II. Die Erinnerung ist begründet. Obwohl dem jetzigen Bevollmächtigten der Erinnerungsgegnerin gegen diese ein Gebührenanspruch nach dem seit dem 1. Juli 2004 geltenden RVG zusteht, kann die Erinnerungsgegnerin vom Erinnerungsführer nur die Erstattung bis zur Obergrenze der nach BRAGO berechneten Gebühren verlangen.

1. Zu den erstattungsfähigen Kosten gehören nach § 139 Abs. 1 FGO auch die zur zweckentsprechenden Rechtsverfolgung oder Rechtsverteidigung notwendigen Aufwendungen einschließlich der Kosten des Vorverfahrens. Gemäß Abs. 3 Satz 1 der Vorschrift sind gesetzlich vorgesehene Gebühren und Auslagen eines Bevollmächtigten oder Beistands, der nach den Vorschriften des Steuerberatungsgesetzes zur geschäftsmäßigen Hilfeleistung in Steuersachen befugt ist, stets erstattungsfähig.

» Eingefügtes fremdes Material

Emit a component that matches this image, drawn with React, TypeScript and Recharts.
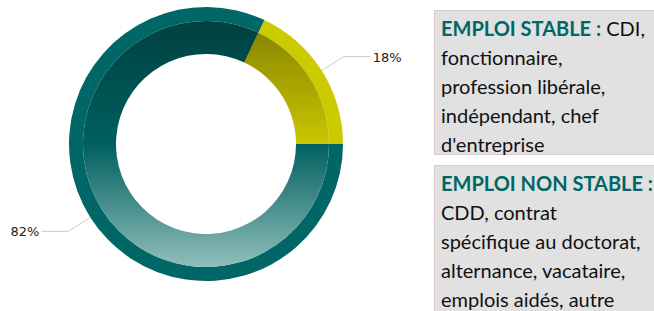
import { Cell, Pie, PieChart } from 'recharts'

const categories = ['Emploi stable', 'Emploi non stable']
const shares = [18, 82]
const bandColors = ['#cccb00', '#006766']
const gradientIds = ['gradStable', 'gradNonStable']

const data = categories.map((name, i) => ({ name, value: shares[i] }))

const RADIAN = Math.PI / 180

function renderLabel(props: any) {
  const { cx, cy, midAngle, outerRadius, value } = props
  const cos = Math.cos(-midAngle * RADIAN)
  const sin = Math.sin(-midAngle * RADIAN)
  const sx = cx + outerRadius * cos
  const sy = cy + outerRadius * sin
  const mx = cx + (outerRadius + 26) * cos
  const my = cy + (outerRadius + 26) * sin
  const right = cos >= 0
  const ex = mx + (right ? 27 : -27)
  return (
    <g>
      <polyline
        points={`${sx},${sy} ${mx},${my} ${ex},${my}`}
        stroke="#cccccc"
        strokeWidth={1}
        fill="none"
      />
      <text
        x={ex + (right ? 2 : -2)}
        y={my}
        dy={5}
        textAnchor={right ? 'start' : 'end'}
        fill="#222222"
        style={{ fontFamily: 'DejaVu Sans', fontSize: 13 }}
      >
        {value}%
      </text>
    </g>
  )
}

const boxStyle: React.CSSProperties = {
  position: 'absolute',
  left: 434,
  width: 240,
  background: '#e1e1e1',
  border: '1px solid #dccaca',
  boxSizing: 'border-box',
  padding: '3px 0 0 6px',
  fontFamily: 'Lato, sans-serif',
  fontSize: 20,
  lineHeight: '29px',
  color: '#111111',
  whiteSpace: 'nowrap',
}

const titleStyle: React.CSSProperties = { color: '#006766', fontWeight: 'bold' }

export default function App() {
  return (
    <div
      style={{
        position: 'absolute',
        left: 0,
        top: 0,
        width: 654,
        height: 311,
        overflow: 'hidden',
        background: '#ffffff',
      }}
    >
      <PieChart width={420} height={311} margin={{ top: 0, right: 0, bottom: 0, left: 0 }}>
        <defs>
          <linearGradient id="gradStable" x1="0" y1="0" x2="0" y2="1">
            <stop offset="0%" stopColor="#8b8700" />
            <stop offset="100%" stopColor="#cac600" />
          </linearGradient>
          <linearGradient id="gradNonStable" x1="0" y1="0" x2="0" y2="1">
            <stop offset="0%" stopColor="#004141" />
            <stop offset="50%" stopColor="#005f5f" />
            <stop offset="100%" stopColor="#90bebb" />
          </linearGradient>
        </defs>
        <Pie
          data={data}
          dataKey="value"
          cx={206}
          cy={144}
          innerRadius={123}
          outerRadius={137}
          startAngle={0}
          endAngle={360}
          stroke="none"
          label={renderLabel}
          labelLine={false}
          isAnimationActive={false}
        >
          {data.map((d, i) => (
            <Cell key={d.name} fill={bandColors[i]} />
          ))}
        </Pie>
        <Pie
          data={data}
          dataKey="value"
          cx={206}
          cy={144}
          innerRadius={90}
          outerRadius={123}
          startAngle={0}
          endAngle={360}
          stroke="none"
          isAnimationActive={false}
        >
          {data.map((d, i) => (
            <Cell key={d.name} fill={`url(#${gradientIds[i]})`} />
          ))}
        </Pie>
      </PieChart>
      <div style={{ ...boxStyle, top: 10, height: 145 }}>
        <span style={titleStyle}>EMPLOI STABLE :</span> CDI,
        <br />
        fonctionnaire,
        <br />
        profession libérale,
        <br />
        indépendant, chef
        <br />
        d'entreprise
      </div>
      <div style={{ ...boxStyle, top: 165, height: 160 }}>
        <span style={titleStyle}>EMPLOI NON STABLE :</span>
        <br />
        CDD, contrat
        <br />
        spécifique au doctorat,
        <br />
        alternance, vacataire,
        <br />
        emplois aidés, autre
      </div>
    </div>
  )
}
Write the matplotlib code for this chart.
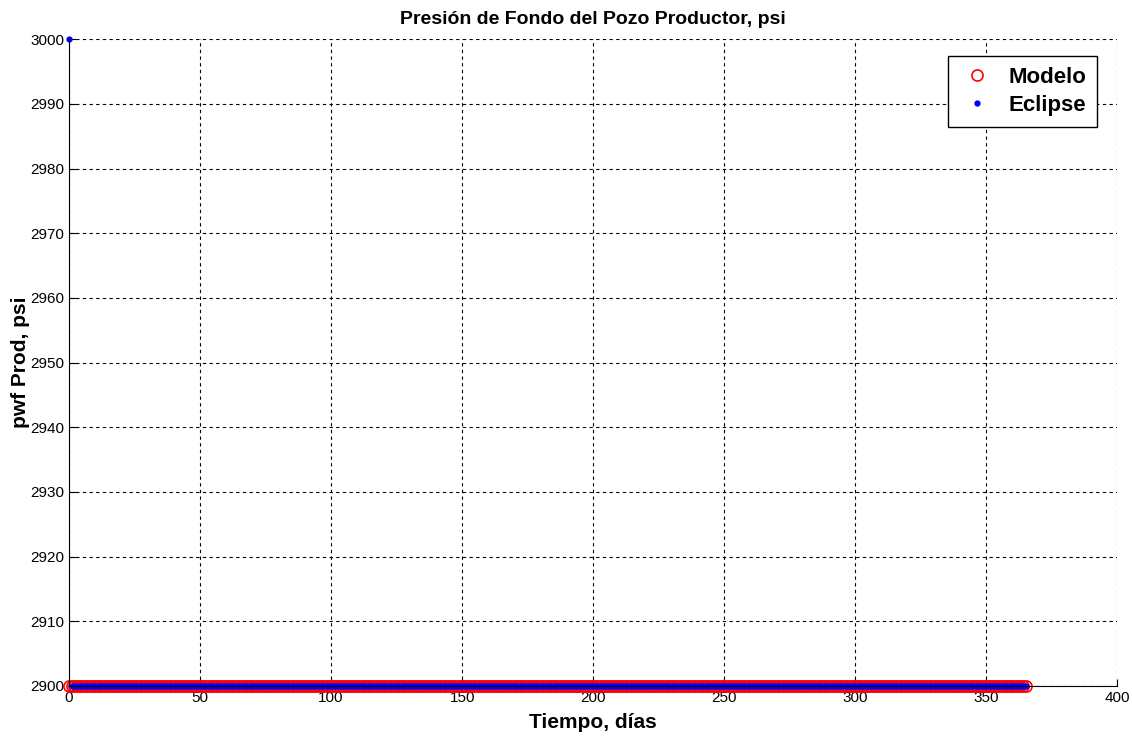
import numpy as np
import matplotlib
matplotlib.use('Agg')
import matplotlib.pyplot as plt

plt.rcParams['font.family'] = ['Liberation Sans', 'DejaVu Sans']

# daily report times (days) and bottom-hole pressure of the producer (psi)
tiempo = np.arange(0, 366, 1)
pwf_modelo = np.full(len(tiempo), 2900.0)
pwf_eclipse = np.full(len(tiempo), 2900.0)
pwf_eclipse[0] = 3000.0

fig = plt.figure(figsize=(11.32, 7.42), dpi=100)
ax = fig.add_axes([0.061, 0.0755, 0.926, 0.8715])

ax.plot(tiempo, pwf_modelo, 'o', color='red', markerfacecolor='none',
        markersize=8, markeredgewidth=1.2, label='Modelo', clip_on=False)
ax.plot(tiempo, pwf_eclipse, '.', color='blue', markersize=7,
        label='Eclipse', clip_on=False)

ax.set_xlim(0, 400)
ax.set_ylim(2900, 3000)
ax.set_xticks(np.arange(0, 401, 50))
ax.set_yticks(np.arange(2900, 3001, 10))
ax.grid(True, color='black', linestyle=(0, (3, 3)), linewidth=0.8)
ax.spines['top'].set_visible(False)
ax.spines['right'].set_visible(False)
ax.tick_params(direction='in', length=5, labelsize=11)

ax.set_title('Presión de Fondo del Pozo Productor, psi', fontweight='bold',
             fontsize=14, pad=11)
ax.set_xlabel('Tiempo, días', fontweight='bold', fontsize=15, labelpad=6)
ax.set_ylabel('pwf Prod, psi', fontweight='bold', fontsize=15)
ax.yaxis.set_label_coords(-0.037, 0.5)

leg = ax.legend(loc='upper right', bbox_to_anchor=(0.981, 0.974), borderaxespad=0,
                fancybox=False, edgecolor='black', framealpha=1,
                prop={'weight': 'bold', 'size': 16},
                handlelength=1.6, handletextpad=0.6, borderpad=0.5,
                labelspacing=0.3)
leg.get_frame().set_linewidth(1.0)

fig.savefig('out.png', dpi=100)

2. Die Vorschriften über die Kostenerstattung gehören zu den Bestimmungen über das Verfahren im Sinne des § 155 FGO, die u. a. durch die sinngemäße Anwendung der Regelung des § 91 Abs. 2 Satz 2 ZPO zu ergänzen sind (BFH-Beschluss vom 11. Mai 1976 VII B 79/74, BFHE 119, 14, BStBl II 1976, 574). Gemäß § 91 Abs. 2 Satz 2 ZPO sind die Kosten mehrerer Rechtsanwälte nur insoweit zu erstatten, als sie die Kosten eines Rechtsanwalts nicht übersteigen oder als in der Person des Rechtsanwalts ein Wechsel eintreten musste.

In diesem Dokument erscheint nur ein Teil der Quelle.